The Crown alleges X, knowing himself to be positive after a test in May 2013 and “fully aware of his obligation to disclose his health status to his sexual partner”, had unprotected sex with his live-in boyfriend.
This caused his partner, who has name suppression, to contract HIV.
The man told the jury he first met X one morning in a park in early 2014 when he was looking for his dog. They got along and he invited X back to his home.
There he asked X what his status was.
X told him was “fine” and that he’d been tested three months earlier, the man told the court.
“I was pleased and I thought he was pretty cool and we got on really well.”
The man said knew he was negative himself because he’d been regularly tested as he was planning on having a baby.
“I had a burning desire to be a father.”
Once the couple had established they were both “safe” during that first meeting, the man performed unprotected oral sex on X and a few weeks later they had intercourse.
A relationship blossomed.
At one point during his evidence, the man was overwhelmed with emotion and had to leave the courtroom for a break.
After two months of dating and during a holiday to the Philippines with friends, the man grew ill with nausea, aches, a fever and a rash which spread over his body.
He said he figured it was probably a tropical virus and busied himself with planning his mother’s 90th birthday.

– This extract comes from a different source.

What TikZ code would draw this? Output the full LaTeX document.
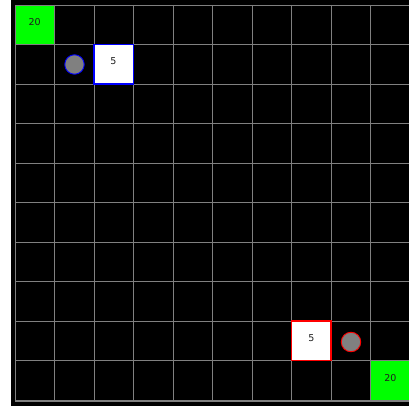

He later learned these were symptoms of seroconversion, when a person first develops antibodies for HIV.
But while he was sick he stopped donating sperm to the woman he’d chosen to be his co-parent “just in case”.
“I would never forgive myself if [something happened]. Just to be safe for her sake,” he said.
The couple quickly grew close and X moved in but by August the relationship had broken down amid suspicions the defendant was unfaithful.
The man said he got in touch with one of X’s ex-boyfriends and subsequently texted the accused on October 21, 2014, asking what his sickness “really is”.
“So please tell me now for real, have you got HIV or something? You have to tell me if you do. Something’s not been said, I know it. Is that why you avoid having sex?”
He sent other similar texts but they all went unanswered although they continued to see each other.
That December, he was tested again for HIV and learned he was positive.
But defence lawyer Ross Burns said the Crown had to prove the man didn’t have sex with anyone other than the three men who will be called as witnesses between the time the complainant tested negative in August 2013 and when he tested positive in December 2014.
The other partners have all tested negative for HIV.
“If there is a reasonable possibility that the complainant had sex over that 16-month period with any other person, then you cannot find the defendant guilty,” Burns told the jury.
During cross-examination, the lawyer asked whether the man knew the park in Western Springs where he first met Filitonga was a “quite a well-known gay cruising spot”.
He asked whether the man had in fact gone looking for a partner.
“That’s not the case. I don’t like that place and I don’t do that,” he responded.
The man admitted he’d had brief relations with previous partners who have since tested negative for HIV.
The trial continues and is set down for two weeks.
The law and HIV
• If you are HIV positive, you do not have to disclose your status before having intercourse as long as you are using a condom.
• If the sex is unprotected, the HIV-positive person has a legal duty to disclose his/her status.